Geostorm – Bad From Scene 1

Rating (.5 out of 5)

Summary: From the very first scene all the way through the bitter end, this movie was horrible. The dialogue could be the worst of the year may be of even this decade. I am not sure if there was a scene where I didn’t cringe or laugh out loud. The plot is extremely mechanical attempting to manufacture an emotional response. For me, it triggered a gag response.

I don’t understand how this didn’t get a Razzie. This actually makes “Happy Time Murders” and “Baywatch” look good. To think there are movies that are worse than “Geostorm” is unimaginable.

Plot: The world wide weather maintenance system “Dutch Boy” seems to be malfunctioning, and Jake Lawson (Gerard Butler) is sent to the space station to investigate. While on earth, his brother, Max Lawson (Jim Sturgess) investigates the problems on earth. This must hurry before the Geostorms kills billions.

Detail: If you are curious about the film, watch the first scene, which is a Senate hearing.
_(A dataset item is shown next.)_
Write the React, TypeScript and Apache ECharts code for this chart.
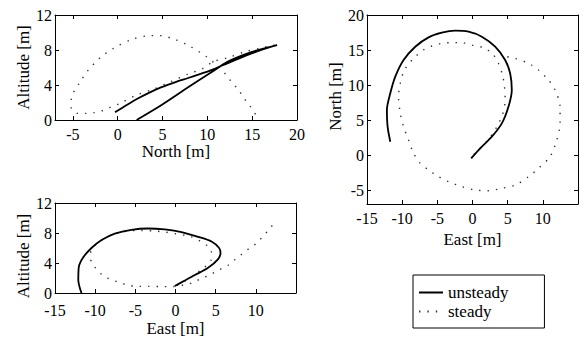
import React, { useEffect, useRef } from "react";
import * as echarts from "echarts";

// North vs Altitude (top-left)
const northAltUnsteady: number[][] = [
  [-0.3, 0.88], [1.0, 1.71], [2.29, 2.48], [3.59, 3.16], [4.89, 3.75], [6.37, 4.3],
  [7.85, 4.8], [9.15, 5.25], [10.44, 5.7], [12.67, 6.67], [15.26, 7.73], [17.78, 8.57],
  [16.73, 8.3], [14.51, 7.62], [12.29, 6.67], [10.44, 5.45], [7.85, 3.73], [4.89, 1.71], [2.11, 0],
];
const northAltSteady: number[][] = [
  [15.37, 0.65], [14.81, 1.52], [14.14, 2.4], [13.48, 3.43], [12.67, 4.38], [12.11, 5.14],
  [11.1, 6.2], [9.89, 7.24], [8.14, 8.38], [6.55, 9.14], [4.7, 9.64], [3.67, 9.64],
  [1.62, 9.22], [-0.48, 8.19], [-1.97, 7.12], [-3.37, 5.6], [-4.3, 4.19], [-5.19, 2.4],
  [-5.19, 1.41], [-4.44, 0.76], [-3.44, 0.76], [-2.6, 0.84], [-1.48, 1.14], [-0.67, 1.52],
  [0.26, 1.9], [2.11, 2.86], [4.03, 3.54], [5.92, 4.38], [7.78, 5.22], [9.52, 5.9],
  [10.63, 6.67], [12.29, 7.12], [14.26, 7.81], [16.18, 8.27], [17.48, 8.57],
];

// East vs Altitude (bottom-left)
const eastAltUnsteady: number[][] = [
  [-0.09, 0.94], [1.16, 1.66], [2.4, 2.39], [4.06, 3.36], [5.31, 4.51], [5.6, 5.36],
  [5.43, 6.0], [4.48, 6.86], [2.81, 7.49], [0.75, 8.13], [-1.33, 8.47], [-3.41, 8.6],
  [-5.48, 8.43], [-7.56, 7.92], [-9.2, 7.07], [-10.46, 6.0], [-11.5, 4.73], [-12.04, 3.45],
  [-12.1, 1.75], [-11.7, 0],
];
const eastAltSteady: number[][] = [
  [0.2, 1.0], [1.8, 2.0], [3.3, 3.2], [4.4, 4.3], [4.48, 5.36], [4.06, 6.22], [3.03, 6.94],
  [1.99, 7.49], [1.16, 7.7], [-0.09, 7.92], [-1.33, 8.13], [-2.58, 8.26], [-4.23, 8.34],
  [-6.72, 8.13], [-8.8, 7.28], [-10.1, 6.3], [-10.55, 5.58], [-10.55, 4.51], [-10.0, 3.4],
  [-9.22, 2.51], [-8.39, 1.96], [-7.35, 1.53], [-6.1, 1.11], [-4.86, 0.89], [-3.41, 0.89],
  [-1.74, 0.85], [-0.3, 0.85], [1.16, 1.11], [2.19, 1.4], [3.24, 1.96], [4.27, 2.39],
  [5.31, 3.03], [6.48, 3.66], [7.38, 4.43], [8.22, 5.15], [9.25, 6.0], [10.09, 6.64],
  [10.9, 7.58], [11.53, 8.34], [12.37, 9.4],
];

// East vs North (right)
const eastNorthUnsteady: number[][] = [
  [-0.19, -0.48], [1.09, 0.95], [2.75, 2.62], [4.17, 4.52], [5.11, 6.9], [5.59, 9.29],
  [5.35, 11.67], [4.64, 13.57], [3.22, 15.47], [1.33, 16.9], [-0.57, 17.62], [-2.46, 17.76],
  [-4.36, 17.48], [-6.25, 16.81], [-8.14, 15.47], [-9.8, 13.57], [-10.98, 11.19],
  [-11.69, 8.81], [-12.17, 6.43], [-12.07, 4.05], [-11.69, 1.9],
];
const eastNorthSteady: number[][] = [
  [0.2, 0.1], [2.0, 1.9], [3.4, 3.9], [4.3, 5.9], [4.64, 7.86], [4.55, 9.76], [4.26, 11.43],
  [3.69, 13.1], [2.98, 14.29], [1.8, 15.24], [-0.09, 15.71], [-1.52, 16.05], [-2.94, 16.05],
  [-4.36, 15.95], [-5.78, 15.57], [-6.96, 15.0], [-8.38, 13.81], [-9.66, 12.14],
  [-10.27, 10.24], [-10.51, 8.33], [-10.27, 5.95], [-9.8, 4.05], [-9.09, 2.14], [-8.38, 0.24],
  [-7.43, -1.19], [-6.25, -2.14], [-4.83, -3.1], [-3.41, -3.81], [-1.52, -4.52], [0.38, -5.0],
  [2.27, -5.1], [4.17, -4.76], [6.06, -4.29], [7.95, -3.1], [9.38, -1.9], [11.03, -0.24],
  [11.98, 2.14], [12.45, 4.52], [12.45, 6.9], [11.74, 9.29], [10.8, 10.71], [9.38, 12.14],
  [7.95, 13.1], [6.06, 13.81], [4.88, 14.05],
];

// Tick labels
const northTicks = [-5, 0, 5, 10, 15, 20];
const eastTicks = [-15, -10, -5, 0, 5, 10];
const altTicks = [0, 4, 8, 12];
const northTicksRight = [-5, 0, 5, 10, 15, 20];
const seriesNames = ["unsteady", "steady"];

const FONT = "'Liberation Serif', 'Times New Roman', serif";
const BLACK = "#000";
const TICK_FS = 16;
const NAME_FS = 17;

function xAx(grid: number, min: number, max: number, ticks: number[], name: string, nameGap: number, margin: number) {
  return [
    {
      type: "value", gridIndex: grid, position: "bottom", min, max,
      name, nameLocation: "middle", nameGap,
      nameTextStyle: { fontFamily: FONT, fontSize: NAME_FS, color: BLACK },
      axisLine: { show: true, onZero: false, lineStyle: { color: BLACK, width: 1 } },
      axisTick: { show: true, inside: true, length: 4, customValues: ticks, lineStyle: { color: BLACK } },
      axisLabel: { show: true, customValues: ticks, margin, fontFamily: FONT, fontSize: TICK_FS, color: BLACK },
      splitLine: { show: false },
    },
    {
      type: "value", gridIndex: grid, position: "top", min, max,
      axisLine: { show: true, onZero: false, lineStyle: { color: BLACK, width: 1 } },
      axisTick: { show: true, inside: true, length: 4, customValues: ticks, lineStyle: { color: BLACK } },
      axisLabel: { show: false },
      splitLine: { show: false },
    },
  ];
}

function yAx(grid: number, min: number, max: number, ticks: number[], name: string, nameGap: number, namePad: number[]) {
  return [
    {
      type: "value", gridIndex: grid, position: "left", min, max,
      name, nameLocation: "middle", nameGap, nameRotate: 90,
      nameTextStyle: { fontFamily: FONT, fontSize: NAME_FS, color: BLACK, padding: namePad },
      axisLine: { show: true, onZero: false, lineStyle: { color: BLACK, width: 1 } },
      axisTick: { show: true, inside: true, length: 4, customValues: ticks, lineStyle: { color: BLACK } },
      axisLabel: { show: true, customValues: ticks, margin: 3, fontFamily: FONT, fontSize: TICK_FS, color: BLACK },
      splitLine: { show: false },
    },
    {
      type: "value", gridIndex: grid, position: "right", min, max,
      axisLine: { show: true, onZero: false, lineStyle: { color: BLACK, width: 1 } },
      axisTick: { show: true, inside: true, length: 4, customValues: ticks, lineStyle: { color: BLACK } },
      axisLabel: { show: false },
      splitLine: { show: false },
    },
  ];
}

const solidStyle = { color: "#000", width: 1.8, type: "solid" as const };
const dotStyle = { color: "#333", width: 1.4, type: [1.4, 7] as number[], cap: "butt" as const };

function pair(idx: number, unsteady: number[][], steady: number[][]) {
  return [
    {
      name: seriesNames[0], type: "line", xAxisIndex: idx * 2, yAxisIndex: idx * 2,
      data: unsteady, symbol: "none", showSymbol: false, smooth: 0.3,
      lineStyle: solidStyle, itemStyle: { color: "#000" }, z: 3,
    },
    {
      name: seriesNames[1], type: "line", xAxisIndex: idx * 2, yAxisIndex: idx * 2,
      data: steady, symbol: "none", showSymbol: false, smooth: 0.3,
      lineStyle: dotStyle, itemStyle: { color: "#333" }, z: 2,
    },
  ];
}

export default function App() {
  const ref = useRef<HTMLDivElement>(null);
  useEffect(() => {
    if (!ref.current) return;
    const chart = echarts.init(ref.current, null, { renderer: "svg" });
    chart.setOption({
      animation: false,
      backgroundColor: "#fff",
      textStyle: { fontFamily: FONT },
      grid: [
        { left: 55, top: 15, width: 242, height: 105, show: false },
        { left: 55, top: 203, width: 241, height: 94, show: false },
        { left: 367, top: 15, width: 211, height: 189, show: false },
      ],
      xAxis: [
        ...xAx(0, -7, 20, northTicks, "North [m]", 21, 6),
        ...xAx(1, -15, 15, eastTicks, "East [m]", 27, 9),
        ...xAx(2, -15, 15, eastTicks, "East [m]", 25, 6),
      ],
      yAxis: [
        ...yAx(0, 0, 12, altTicks, "Altitude [m]", 21, [0, 0, 0, 0]),
        ...yAx(1, 0, 12, altTicks, "Altitude [m]", 21, [0, 16, 0, 0]),
        ...yAx(2, -7, 20, northTicksRight, "North [m]", 23, [0, 0, 0, 26]),
      ],
      legend: {
        data: seriesNames,
        orient: "vertical",
        left: 413,
        top: 275,
        padding: [9, 36, 8, 5],
        itemGap: 2,
        itemWidth: 24,
        itemHeight: 14,
        borderColor: "#000",
        borderWidth: 1,
        backgroundColor: "#fff",
        itemStyle: { color: "rgba(0,0,0,0)", borderColor: "rgba(0,0,0,0)", borderWidth: 0, opacity: 0 },
        textStyle: { fontFamily: FONT, fontSize: 17, color: "#000" },
      },
      series: [
        ...pair(0, northAltUnsteady, northAltSteady),
        ...pair(1, eastAltUnsteady, eastAltSteady),
        ...pair(2, eastNorthUnsteady, eastNorthSteady),
      ],
    });
    return () => chart.dispose();
  }, []);
  return (
    <div
      ref={ref}
      style={{ position: "absolute", left: 0, top: 0, width: 584, height: 338 }}
    />
  );
}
The set was not even a senate looking building. Then he supposedly trots in an hour late, because he just flew in from the space station. Please! Then only one senator asks questions and they argue back and forth, and the session ends in 10 minutes. It was horrible, and that is the movie in a nutshell.

1/2 the movie is dedicated to special effects of disasters on buildings and people. Like the beach in Brazil where everyone is frozen. I blame Armageddon and Independence Day for the love of these types of shots now. I have seen it before, thanks, nothing special now.

The movie is bad through and through, but I had to lower my score to .5 with the president rescue scene. Beginning to end nonsense, but the piece de resistance was when Sarah Wilson (Abbie Cornish) rotates her electric cab around and then sticks her gun out the window while driving backwards, 6 shots right through the drivers window of the chasing car, and then rotates the car around. All of this during a highly volatile electricity storm, where lightning is blowing up the elevated freeway above them.

The best part of the movie is the realization that actors are just like you and me, and have to work for a paycheck. Why else would Ed Harris and Andy Garcia participate in this disaster (literally not genre) of a film?